Member of parliament for Asuogyaman constituency
- In office 07 January 2001 – 06 January 2005
- Preceded by: Kwamena Dwamena-Aboagye
- Succeeded by: Kofi Osei-Ameyaw

Personal details
- Party: National Democratic Congress
- Occupation: Politician

= Dwamena Bekoe =

Ghanaian politician

Dwamena Bekoe is a Ghanaian politician. He served as a member of parliament for the Asuogyaman constituency in the Eastern Region of Ghana.

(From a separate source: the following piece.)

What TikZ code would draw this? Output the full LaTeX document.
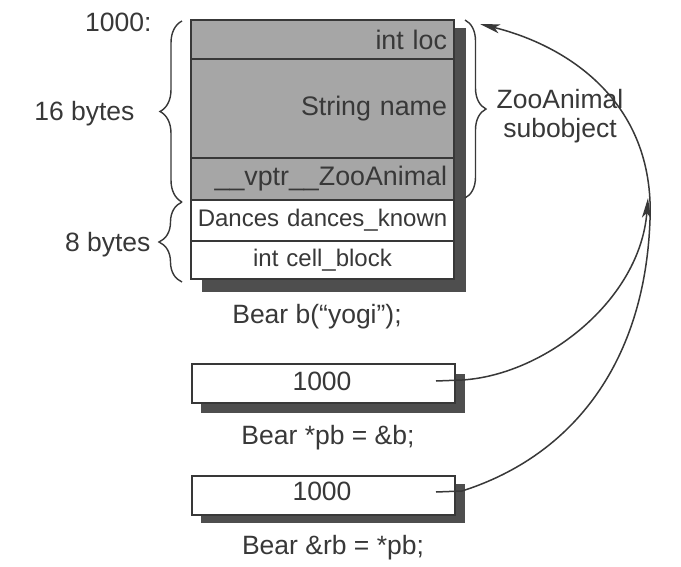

== Early life, education and politics ==
Bekoe is a member of the 3rd parliament of the 4th republic of Ghana elected during the 2000 Ghanaian general election on the ticket of the National Democratic Congress with 14,905 votes. He lost in 2004 to Kofi Osei-Ameyaw of the New Patriotic Party.,

== Career ==
Mr. Bekoe is the chief executive officer of Dwabeks Enterprise Limited.

== Elections ==
Bekoe is a member of the 3rd parliament of the 4th republic of Ghana. His political career begun in the 2000 Ghanaian general elections when he contested as a member of parliament for the Asuogyaman constituency of the eastern region and won on the ticket of the national democratic congress by 52.90% which is equivalent to 14,905 of the total votes cast. The other competitors from various parties include; Dr. Godfried Kofi-Siaw of the New Patriotic Party, Joseph Emmanuel Addi of the National Reform Party, and David Dosoo of the People's National Convention. They obtained 12,579, 426, 253 votes respectively. These are equivalent to 44.70%, 1.50% and 0.90% of the total votes. The Functional Executive Committee (FEC) of the National Democratic Congress endorsed Mr. Dwamena Bekoe as the party's parliamentary candidate for the Asuogyaman constituency in the 2004 elections and he contested again but lost to Kofi Osei-Ameyaw of the New Patriotic party.